More than that, though. Because she was incapable of fighting back, because she was a healer. Because I could not murder an unarmed woman and retain any tattered shard of my honor. Because I had lived my life with no shortage of killing and violence — but always directed at someone who deserved to die, by any standard. Someone who had chosen to fight without honor, broken the law, or attacked me first. It was who I was.
Or who I used to be. Who was I now? A Necromance who couldn't stand to face her god. A half-demon with a head full of reactive fumes, liquid fury in place of blood, and a weapon that could hopefully kill the Devil in my fist.
Nobody's ever tried this Knife on Lucifer. You don't know if it works or not.
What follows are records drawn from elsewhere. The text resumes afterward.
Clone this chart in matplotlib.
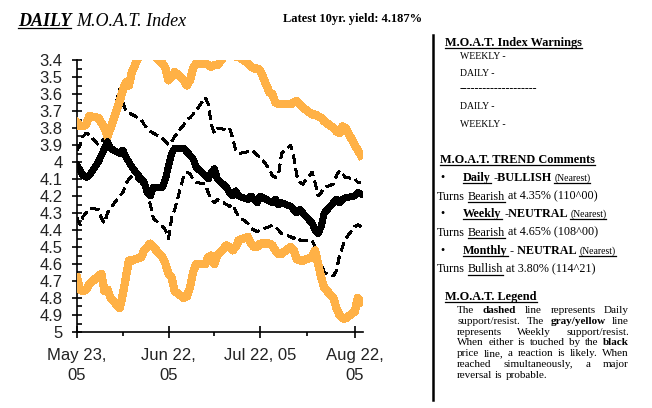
import matplotlib
matplotlib.use('Agg')
import matplotlib.pyplot as plt
import matplotlib.dates as mdates
from matplotlib.transforms import IdentityTransform
from matplotlib.lines import Line2D
import pandas as pd

W, H = 652, 408
SERIF = 'Liberation Serif'
SANS = 'Liberation Sans'

# business days of the window shown
dates = pd.bdate_range('2005-05-23', '2005-08-24')

# black price line (10yr yield, %)
price = [4.02, 4.05, 4.08, 4.09, 4.08,
         4.00, 3.96, 3.92, 3.88, 3.92,
         3.95, 3.93, 3.97, 4.00, 4.03,
         4.10, 4.12, 4.18, 4.20, 4.15,
         4.15, 4.10, 4.02, 3.95, 3.92,
         3.92, 3.94, 3.96, 3.98, 4.03,
         4.08, 4.10, 4.06, 4.04, 4.10,
         4.15, 4.18, 4.20, 4.17, 4.20,
         4.22, 4.20, 4.22, 4.24, 4.20,
         4.23, 4.24, 4.22, 4.25, 4.24,
         4.26, 4.28, 4.30, 4.28, 4.30,
         4.36, 4.40, 4.42, 4.38, 4.30,
         4.24, 4.22, 4.24, 4.22, 4.21,
         4.20, 4.18, 4.187]

# weekly support/resist (orange)
weekly_upper = [3.77, 3.79, 3.79, 3.78, 3.73,
                3.74, 3.77, 3.80, 3.85, 3.80,
                3.64, 3.58, 3.53, 3.55, 3.47,
                3.35, 3.33, 3.35, 3.36, 3.37,
                3.42, 3.45, 3.52, 3.50, 3.47,
                3.52, 3.55, 3.52, 3.45, 3.42,
                3.42, 3.43, 3.44, 3.43, 3.43,
                3.36, 3.35, 3.36, 3.38, 3.38,
                3.42, 3.44, 3.45, 3.45, 3.46,
                3.59, 3.60, 3.65, 3.66, 3.66,
                3.66, 3.65, 3.64, 3.66, 3.68,
                3.72, 3.72, 3.73, 3.74, 3.76,
                3.80, 3.82, 3.83, 3.79, 3.80,
                3.90, 3.93, 3.96]
weekly_lower = [4.68, 4.75, 4.76, 4.75, 4.72,
                4.67, 4.66, 4.76, 4.75, 4.80,
                4.86, 4.78, 4.68, 4.58, 4.58,
                4.56, 4.52, 4.50, 4.48, 4.50,
                4.56, 4.60, 4.66, 4.68, 4.76,
                4.80, 4.79, 4.74, 4.65, 4.60,
                4.60, 4.56, 4.55, 4.60, 4.55,
                4.49, 4.50, 4.52, 4.50, 4.46,
                4.44, 4.48, 4.50, 4.50, 4.48,
                4.48, 4.49, 4.52, 4.54, 4.54,
                4.50, 4.52, 4.57, 4.58, 4.58,
                4.56, 4.52, 4.60, 4.68, 4.74,
                4.80, 4.86, 4.90, 4.92, 4.92,
                4.88, 4.80, 4.82]

# daily support/resist (dashed)
daily_upper = [3.93, 3.90, 3.85, 3.83, 3.84,
               3.90, 3.88, 3.86, 3.85, 3.78,
               3.57, 3.65, 3.70, 3.71, 3.72,
               3.75, 3.78, 3.80, 3.82, 3.83,
               3.86, 3.88, 3.90, 3.88, 3.85,
               3.78, 3.75, 3.74, 3.72, 3.70,
               3.62, 3.66, 3.78, 3.83, 3.80,
               3.81, 3.80, 3.86, 3.93, 3.95,
               3.94, 3.95, 3.94, 3.96, 3.97,
               4.04, 4.08, 4.09, 4.08, 3.95,
               3.90, 3.97, 4.08, 4.12, 4.13,
               4.06, 4.12, 4.20, 4.18, 4.15,
               4.13, 4.08, 4.05, 4.07, 4.09,
               4.10, 4.12, 4.12]
daily_lower = [4.33, 4.37, 4.32, 4.30, 4.27,
               4.28, 4.33, 4.36, 4.30, 4.27,
               4.20, 4.18, 4.13, 4.10, 4.08,
               4.12, 4.15, 4.18, 4.25, 4.33,
               4.38, 4.40, 4.45, 4.33, 4.28,
               4.08, 4.06, 4.07, 4.10, 4.12,
               4.13, 4.18, 4.22, 4.24, 4.22,
               4.25, 4.26, 4.25, 4.29, 4.32,
               4.36, 4.39, 4.40, 4.41, 4.40,
               4.38, 4.37, 4.38, 4.40, 4.42,
               4.44, 4.45, 4.44, 4.46, 4.46,
               4.46, 4.50, 4.56, 4.60, 4.65,
               4.67, 4.64, 4.55, 4.50, 4.45,
               4.38, 4.37, 4.38]

y_ticks = [3.4, 3.5, 3.6, 3.7, 3.8, 3.9, 4.0, 4.1, 4.2, 4.3, 4.4, 4.5, 4.6, 4.7, 4.8, 4.9, 5.0]
x_tick_dates = ['2005-05-23', '2005-06-22', '2005-07-22', '2005-08-22']
x_tick_labels = ['May 23,\n05', 'Jun 22,\n05', 'Jul 22, 05', 'Aug 22,\n05']

ORANGE = '#ffb146'

fig = plt.figure(figsize=(W / 100, H / 100), dpi=100)
ax = fig.add_axes([77 / W, 76 / H, 286 / W, 272 / H])

ax.plot(dates, daily_upper, color='black', lw=1.5, dashes=(4, 2.5), antialiased=False, zorder=2)
ax.plot(dates, daily_lower, color='black', lw=1.5, dashes=(4, 2.5), antialiased=False, zorder=2)
ax.plot(dates, weekly_upper, color=ORANGE, lw=5.2, antialiased=False, zorder=3)
ax.plot(dates, weekly_lower, color=ORANGE, lw=5.2, antialiased=False, zorder=3)
ax.plot(dates, price, color='black', lw=4.3, antialiased=False, zorder=4)

start = mdates.date2num(pd.Timestamp('2005-05-23'))
ax.set_xlim(start, start + 93.7)
ax.set_ylim(5.0, 3.4)

ax.set_yticks(y_ticks)
ax.set_yticklabels(['%g' % v for v in y_ticks])
ax.set_yticks([v + 0.05 for v in y_ticks[:-1]], minor=True)

major = [mdates.date2num(pd.Timestamp(d)) for d in x_tick_dates]
ax.set_xticks(major)
ax.set_xticklabels(x_tick_labels)
ax.set_xticks([(a + b) / 2 for a, b in zip(major[:-1], major[1:])], minor=True)

for side in ['top', 'right']:
    ax.spines[side].set_visible(False)
for side in ['left', 'bottom']:
    ax.spines[side].set_linewidth(1.2)

ax.tick_params(axis='y', which='major', direction='inout', length=7.5, width=1.2, pad=6.5,
               labelsize=12, labelcolor='#222222')
ax.tick_params(axis='y', which='minor', direction='in', length=3.8, width=1.2)
ax.tick_params(axis='x', which='major', direction='inout', length=8, width=1.2, pad=7.5,
               labelsize=12, labelcolor='#222222')
ax.tick_params(axis='x', which='minor', direction='out', length=3, width=1.2)
for lbl in ax.get_xticklabels() + ax.get_yticklabels():
    lbl.set_family(SANS)
for lbl in ax.get_xticklabels():
    lbl.set_linespacing(1.45)

renderer = fig.canvas.get_renderer()


def put(x, y, chunks, size=8.7, width=None):
    """Place text chunks left to right at baseline y (pixels from top)."""
    base = H - y
    placed = []
    for chunk in chunks:
        text, style = chunk[0], chunk[1]
        sz = chunk[2] if len(chunk) > 2 else size
        t = fig.text(0, base, text, transform=IdentityTransform(), family=SERIF, size=sz,
                     weight='bold' if 'b' in style else 'normal',
                     style='italic' if 'i' in style else 'normal',
                     va='baseline', ha='left')
        w = t.get_window_extent(renderer).width
        placed.append((t, w, 'u' in style))
    gap = size * 0.25 * 100 / 72
    if width is not None and len(placed) > 1:
        gap = (width - sum(p[1] for p in placed)) / (len(placed) - 1)
    cx = x
    for t, w, ul in placed:
        t.set_x(cx)
        if ul:
            fig.add_artist(Line2D([cx, cx + w], [base - 2, base - 2], transform=IdentityTransform(),
                                  color='black', lw=0.9))
        cx += w + gap


# title row
put(18, 26, [('DAILY', 'biu'), ('M.O.A.T. Index', 'i')], size=13)
put(283, 22, [('Latest 10yr. yield: 4.187%', 'b')], size=9)

# separator of the right panel
fig.add_artist(Line2D([433, 433], [H - 35, H - 400], transform=IdentityTransform(), color='black', lw=1.8))

# warnings
put(445, 46, [('M.O.A.T. Index Warnings', 'bu')], size=8.8)
put(460, 59, [('WEEKLY -', '')], size=7)
put(460, 76, [('DAILY -', '')], size=7)
put(460, 92, [('--------------------', '')], size=8.5)
put(460, 109, [('DAILY -', '')], size=7)
put(460, 127, [('WEEKLY -', '')], size=7)

# trend comments
put(440, 163, [('M.O.A.T. TREND Comments', 'bu')], size=8.8)
rows = [
    (181, 'Daily', '-BULLISH', 'Bearish', 'at 4.35% (110^00)'),
    (217, 'Weekly', '-NEUTRAL', 'Bearish', 'at 4.65% (108^00)'),
    (254, 'Monthly', '- NEUTRAL', 'Bullish', 'at 3.80% (114^21)'),
]
for yb, period, state, turn, rest in rows:
    put(440, yb, [('\u2022', '')], size=8.7)
    put(463, yb, [(period, 'bu', 8.7), (state, 'b', 8.7), ('(Nearest)', 'u', 7)], size=7.5)
    put(437, yb + 18.5, [('Turns', ''), (turn, 'u'), (rest, '')], size=8.7)

# legend paragraph
put(445, 300, [('M.O.A.T. Legend', 'bu')], size=8.8)
legend_lines = [
    [('The', ''), ('dashed', 'b'), ('line', ''), ('represents', ''), ('Daily', '')],
    [('support/resist.', ''), ('The', ''), ('gray/yellow', 'b'), ('line', '')],
    [('represents', ''), ('Weekly', ''), ('support/resist.', '')],
    [('When', ''), ('either', ''), ('is', ''), ('touched', ''), ('by', ''), ('the', ''), ('black', 'b')],
    [('price', ''), ('line,', ''), ('a', ''), ('reaction', ''), ('is', ''), ('likely.', ''), ('When', '')],
    [('reached', ''), ('simultaneously,', ''), ('a', ''), ('major', '')],
    [('reversal', ''), ('is', ''), ('probable.', '')],
]
for i, line in enumerate(legend_lines):
    last = i == len(legend_lines) - 1
    put(457, 313 + i * 10.8, line, size=8, width=None if last else 172)

fig.savefig('out.png', dpi=100)
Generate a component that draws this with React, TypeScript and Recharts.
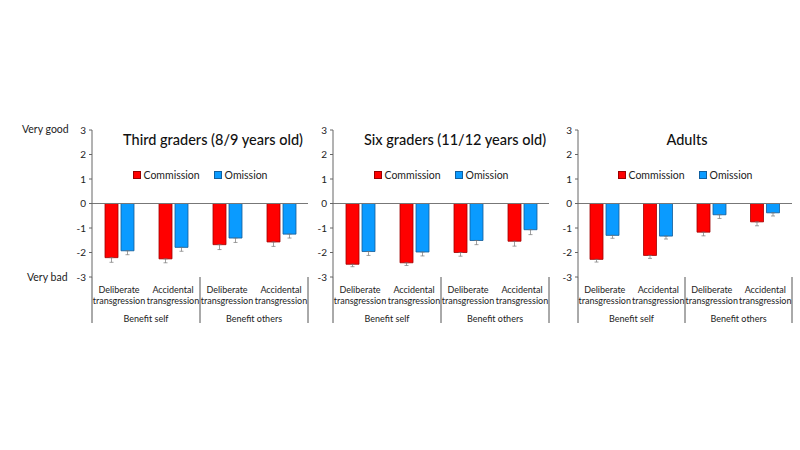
import { Bar, BarChart, ErrorBar, Legend, ReferenceLine, XAxis, YAxis } from "recharts";

const categories = ["Deliberate transgression", "Accidental transgression", "Deliberate transgression", "Accidental transgression"];
const groups = ["Benefit self", "Benefit others"];
const yTicks = [-3, -2, -1, 0, 1, 2, 3];

const thirdCommission = [-2.21, -2.26, -1.68, -1.57];
const thirdOmission = [-1.93, -1.79, -1.41, -1.25];
const thirdCommissionErr = [0.19, 0.16, 0.2, 0.18];
const thirdOmissionErr = [0.16, 0.16, 0.18, 0.16];

const sixthCommission = [-2.48, -2.42, -2.0, -1.54];
const sixthOmission = [-1.96, -1.98, -1.51, -1.07];
const sixthCommissionErr = [0.1, 0.11, 0.15, 0.2];
const sixthOmissionErr = [0.16, 0.16, 0.17, 0.2];

const adultCommission = [-2.28, -2.12, -1.17, -0.75];
const adultOmission = [-1.3, -1.33, -0.46, -0.38];
const adultCommissionErr = [0.11, 0.12, 0.15, 0.16];
const adultOmissionErr = [0.12, 0.12, 0.15, 0.13];

const FONT = "Lato, 'Open Sans', sans-serif";
const RED = "#ff0000";
const BLUE = "#0a9bff";

function buildData(com: number[], om: number[], comErr: number[], omErr: number[]) {
  return categories.map((c, i) => ({
    key: `c${i}`,
    commission: com[i],
    omission: om[i],
    comErr: [comErr[i], 0],
    omErr: [omErr[i], 0],
  }));
}

const makeTick = (bw: number) => (props: any) => {
  const { x, y, payload } = props;
  const i = payload.index;
  const [l1, l2] = categories[i].split(" ");
  const left = x - bw / 2;
  const right = x + bw / 2;
  return (
    <g>
      <text x={x} y={y + 16} textAnchor="middle" fontSize={9} fill="#222" fontFamily={FONT}>{l1}</text>
      <text x={x} y={y + 27} textAnchor="middle" fontSize={9} fill="#222" fontFamily={FONT}>{l2}</text>
      {i % 2 === 0 && (
        <>
          <line x1={left} x2={left} y1={y} y2={y + 46} stroke="#555" />
          <text x={right} y={y + 45} textAnchor="middle" fontSize={9} fill="#222" fontFamily={FONT}>{groups[i / 2]}</text>
        </>
      )}
      {i === 3 && <line x1={right} x2={right} y1={y} y2={y + 46} stroke="#555" />}
    </g>
  );
};

const legendContent = () => (
  <div style={{ display: "flex", justifyContent: "center", gap: 14, fontFamily: FONT, fontSize: 10.5, color: "#222" }}>
    {[["Commission", RED, "#9a0000"], ["Omission", BLUE, "#1060a0"]].map(([n, c, s]) => (
      <span key={n} style={{ display: "flex", alignItems: "center" }}>
        <span style={{ width: 6, height: 6, background: c, border: `1px solid ${s}`, marginRight: 3, display: "inline-block" }} />
        {n}
      </span>
    ))}
  </div>
);

function Panel({ left, width, mr, title, titleX, data }: { left: number; width: number; mr: number; title: string; titleX: number; data: any[] }) {
  const plotW = width - 12 - 20 - mr;
  return (
    <div style={{ position: "absolute", left, top: 0 }}>
      <BarChart width={width} height={450} data={data} margin={{ top: 130, right: mr, left: 12, bottom: 123 }} barSize={13} barGap={3}>
        <XAxis dataKey="key" axisLine={false} tickLine={false} tickSize={0} tickMargin={0} height={50} interval={0} tick={makeTick(plotW / 4)} />
        <YAxis domain={[-3, 3]} ticks={yTicks} width={20} tickSize={3} tickMargin={3} axisLine={{ stroke: "#666" }} tickLine={{ stroke: "#666" }} tick={{ fontSize: 10, fill: "#222", fontFamily: FONT }} />
        <ReferenceLine y={0} stroke="#777" />
        <Legend verticalAlign="middle" align="center" layout="horizontal" content={legendContent} wrapperStyle={{ top: 169, left: 32, width: plotW }} />
        <Bar dataKey="commission" fill={RED} stroke="#a00000" strokeWidth={0.8} isAnimationActive={false}>
          <ErrorBar dataKey="comErr" width={2} stroke="#777" strokeWidth={0.7} direction="y" />
        </Bar>
        <Bar dataKey="omission" fill={BLUE} stroke="#145a96" strokeWidth={0.8} isAnimationActive={false}>
          <ErrorBar dataKey="omErr" width={2} stroke="#777" strokeWidth={0.7} direction="y" />
        </Bar>
      </BarChart>
      <div style={{ position: "absolute", left: titleX, top: 131, transform: "translateX(-50%)", whiteSpace: "nowrap", fontFamily: FONT, fontSize: 14.5, color: "#111", fontWeight: 500 }}>{title}</div>
    </div>
  );
}

export default function App() {
  return (
    <div style={{ position: "absolute", left: 0, top: 0, width: 800, height: 450, background: "#fff" }}>
      <div style={{ position: "absolute", left: 22, top: 123, fontFamily: FONT, fontSize: 10.5, color: "#222" }}>Very good</div>
      <div style={{ position: "absolute", left: 27, top: 271, fontFamily: FONT, fontSize: 10.5, color: "#222" }}>Very bad</div>
      <Panel left={60} width={260} mr={12} title="Third graders (8/9 years old)" titleX={153} data={buildData(thirdCommission, thirdOmission, thirdCommissionErr, thirdOmissionErr)} />
      <Panel left={301} width={260} mr={12} title="Six graders (11/12 years old)" titleX={154} data={buildData(sixthCommission, sixthOmission, sixthCommissionErr, sixthOmissionErr)} />
      <Panel left={546} width={254} mr={8} title="Adults" titleX={141} data={buildData(adultCommission, adultOmission, adultCommissionErr, adultOmissionErr)} />
    </div>
  );
}
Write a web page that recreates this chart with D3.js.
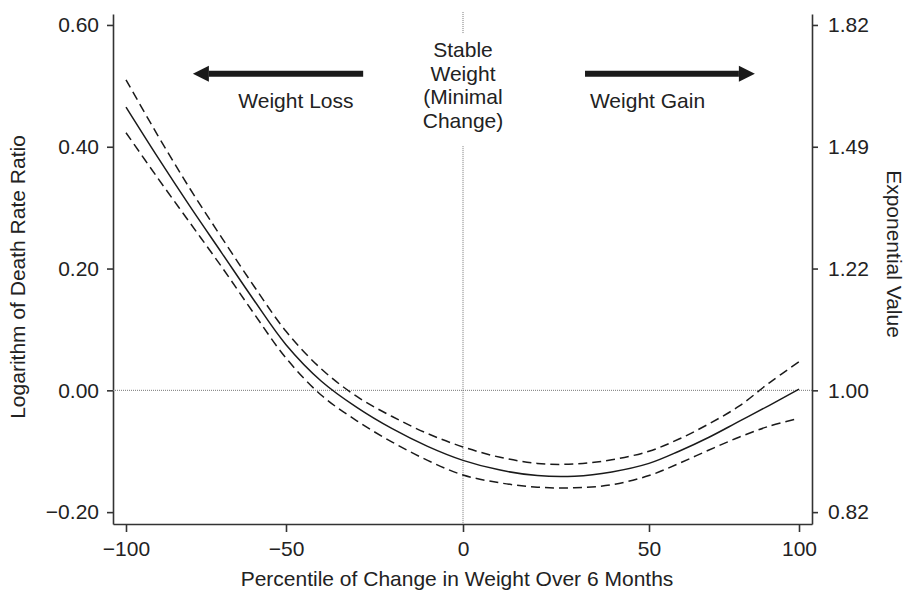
<html>
<head>
    <meta charset="utf-8" />
    <title>Weight change and death rate</title>
    <script src="https://d3js.org/d3.v7.min.js"></script>
    <style>
        body {
            margin: 0;
            background: #fff;
            font-family: "Liberation Sans", Arial, Helvetica, sans-serif;
        }

        .axis text {
            font-size: 21px;
            fill: #222;
            font-family: "Liberation Sans", Arial, Helvetica, sans-serif;
        }

        .axis path,
        .axis line {
            stroke: #333;
            stroke-width: 1.6;
        }

        .labels {
            font-size: 21px;
            fill: #222;
        }
    </style>
</head>

<body>
    <svg id="chart" width="905" height="591"></svg>
    <script>
        // percentile of weight change (x) and log death rate ratio curves
        const pct = [-100, -90, -80, -70, -60, -50, -40, -30, -20, -10, 0, 10, 20, 30, 40, 50, 60, 70, 80, 90, 100]
        const estimate = [0.465, 0.382, 0.302, 0.225, 0.148, 0.075, 0.015, -0.028, -0.063, -0.092, -0.115,
            -0.131, -0.140, -0.141, -0.134, -0.120, -0.100, -0.077, -0.051, -0.025, 0.002]
        const upperCI = [0.510, 0.418, 0.331, 0.250, 0.171, 0.097, 0.035, -0.010, -0.043, -0.071, -0.093,
            -0.110, -0.120, -0.121, -0.114, -0.100, -0.080, -0.055, -0.026, 0.012, 0.047]
        const lowerCI = [0.423, 0.348, 0.275, 0.202, 0.126, 0.053, -0.008, -0.050, -0.085, -0.115, -0.139,
            -0.152, -0.159, -0.160, -0.155, -0.140, -0.120, -0.098, -0.077, -0.059, -0.046]

        const xTicks = [-100, -50, 0, 50, 100]
        const yTicks = [-0.2, 0, 0.2, 0.4, 0.6]
        const expTickLabels = ["0.82", "1.00", "1.22", "1.49", "1.82"]

        // annotations in data units
        const arrows = [
            { from: -28.2, to: -79.1, y: 0.52 },
            { from: 32.8, to: 85.3, y: 0.52 }
        ]
        const sideLabels = [
            { text: "Weight Loss", x: -47.2, y: 0.4636 },
            { text: "Weight Gain", x: 49.6, y: 0.4636 }
        ]
        const stableLines = ["Stable", "Weight", "(Minimal", "Change)"]

        const svg = d3.select("svg#chart")

        // the printed axis is not evenly spaced, so the scale follows its ticks
        const x = d3.scaleLinear()
            .domain([-104.06, -100, -50, 0, 50, 100, 104.33])
            .range([113, 126, 286, 463, 649, 799, 812])
        const y = d3.scaleLinear().domain([-0.2195, 0.618]).range([524, 14])

        const fmt = d3.format(".2f")

        svg.append("g").attr("class", "x axis")
            .attr("transform", `translate(0, ${y.range()[0]})`)
            .call(d3.axisBottom(x).tickValues(xTicks).tickSize(8).tickSizeOuter(0).tickPadding(9)
                .tickFormat(d3.format("d")))

        svg.append("g").attr("class", "y axis")
            .attr("transform", `translate(${x.range()[0]}, 0)`)
            .call(d3.axisLeft(y).tickValues(yTicks).tickSize(6).tickSizeOuter(0).tickPadding(8)
                .tickFormat(fmt))

        svg.append("g").attr("class", "y2 axis")
            .attr("transform", `translate(${x.range()[x.range().length - 1]}, 0)`)
            .call(d3.axisRight(y).tickValues(yTicks).tickSize(6).tickSizeOuter(0).tickPadding(10)
                .tickFormat((d, i) => expTickLabels[i]))

        svg.selectAll(".axis text").attr("font-family", null)

        // reference lines
        const refs = svg.append("g").attr("id", "refs")
        refs.append("line")
            .attr("x1", x.range()[0]).attr("x2", x.range()[x.range().length - 1])
            .attr("y1", y(0)).attr("y2", y(0))
            .attr("stroke", "#777").attr("stroke-width", 1).attr("stroke-dasharray", "1,1")
        refs.selectAll("line.vert").data([[0.6212, 0.5867], [0.401, -0.2195]])
            .join("line").attr("class", "vert")
            .attr("x1", x(0)).attr("x2", x(0))
            .attr("y1", d => y(d[0])).attr("y2", d => y(d[1]))
            .attr("stroke", "#777").attr("stroke-width", 1).attr("stroke-dasharray", "1,1")

        // curves
        const rows = pct.map((p, i) => ({ p, est: estimate[i], hi: upperCI[i], lo: lowerCI[i] }))
        const lineGen = key => d3.line().x(d => x(d.p)).y(d => y(d[key])).curve(d3.curveCatmullRom.alpha(0.5))

        const curves = svg.append("g").attr("id", "curves")
        curves.selectAll("path").data([
                { key: "hi", dash: "9,5" },
                { key: "lo", dash: "9,5" },
                { key: "est", dash: null }
            ])
            .join("path")
            .attr("d", d => lineGen(d.key)(rows))
            .attr("fill", "none")
            .attr("stroke", "#1a1a1a")
            .attr("stroke-width", 1.5)
            .attr("stroke-dasharray", d => d.dash)

        // arrows
        const arrowG = svg.append("g").attr("id", "arrows")
        arrows.forEach(a => {
            const dir = Math.sign(x(a.to) - x(a.from))
            const tip = x(a.to)
            const yy = y(a.y)
            const headLen = 16, headHalf = 8
            arrowG.append("line")
                .attr("x1", x(a.from)).attr("x2", tip - dir * headLen)
                .attr("y1", yy).attr("y2", yy)
                .attr("stroke", "#1a1a1a").attr("stroke-width", 6)
            arrowG.append("path")
                .attr("d", `M${tip},${yy} L${tip - dir * headLen},${yy - headHalf} L${tip - dir * headLen},${yy + headHalf} Z`)
                .attr("fill", "#1a1a1a")
        })

        const labelG = svg.append("g").attr("id", "labels")
        labelG.selectAll("text.side").data(sideLabels)
            .join("text").attr("class", "labels side")
            .attr("x", d => x(d.x)).attr("y", d => y(d.y))
            .attr("text-anchor", "middle")
            .text(d => d.text)

        labelG.selectAll("text.stable").data(stableLines)
            .join("text").attr("class", "labels stable")
            .attr("x", x(0))
            .attr("y", (d, i) => 57 + i * 23.7)
            .attr("text-anchor", "middle")
            .text(d => d)

        // axis titles
        labelG.append("text").attr("class", "labels")
            .attr("transform", "translate(25, 277) rotate(-90)")
            .attr("text-anchor", "middle")
            .text("Logarithm of Death Rate Ratio")

        labelG.append("text").attr("class", "labels")
            .attr("transform", "translate(887, 254) rotate(90)")
            .attr("text-anchor", "middle")
            .text("Exponential Value")

        labelG.append("text").attr("class", "labels")
            .attr("x", 457).attr("y", 586)
            .attr("text-anchor", "middle")
            .text("Percentile of Change in Weight Over 6 Months")
    </script>
</body>

</html>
Still, I had Japhrimel, didn't I? He had declared war on Lucifer. If I could believe him. If I could trust him to hand Eve over to Lucifer in one breath and rescue her with the next.
What then, Danny? What comes after this?
More lies and games? What would happen in Hell with Lucifer gone?
Kind of late to be thinking this over now, sunshine. The hover jolted a bit, steadied. Silence crackled, and when I blinked, returning to myself, I found Japhrimel had half-turned. He looked at me now, the silver threading his hair dappled with reflected light and his eyes burning holes in the artificial dusk left by the sealed portholes. The human darkness behind a screen of green fire sent another sharp bolt through me. Had he even paused before throwing himself off a high-rise after me?
Of course not. You know he didn't. Sounding disgusted with myself was turning into a full-time career by now. I set my jaw and lifted my chin. I also lifted the Knife slightly, but he didn't look at it. "I need a sheath for this. The old one won't fit."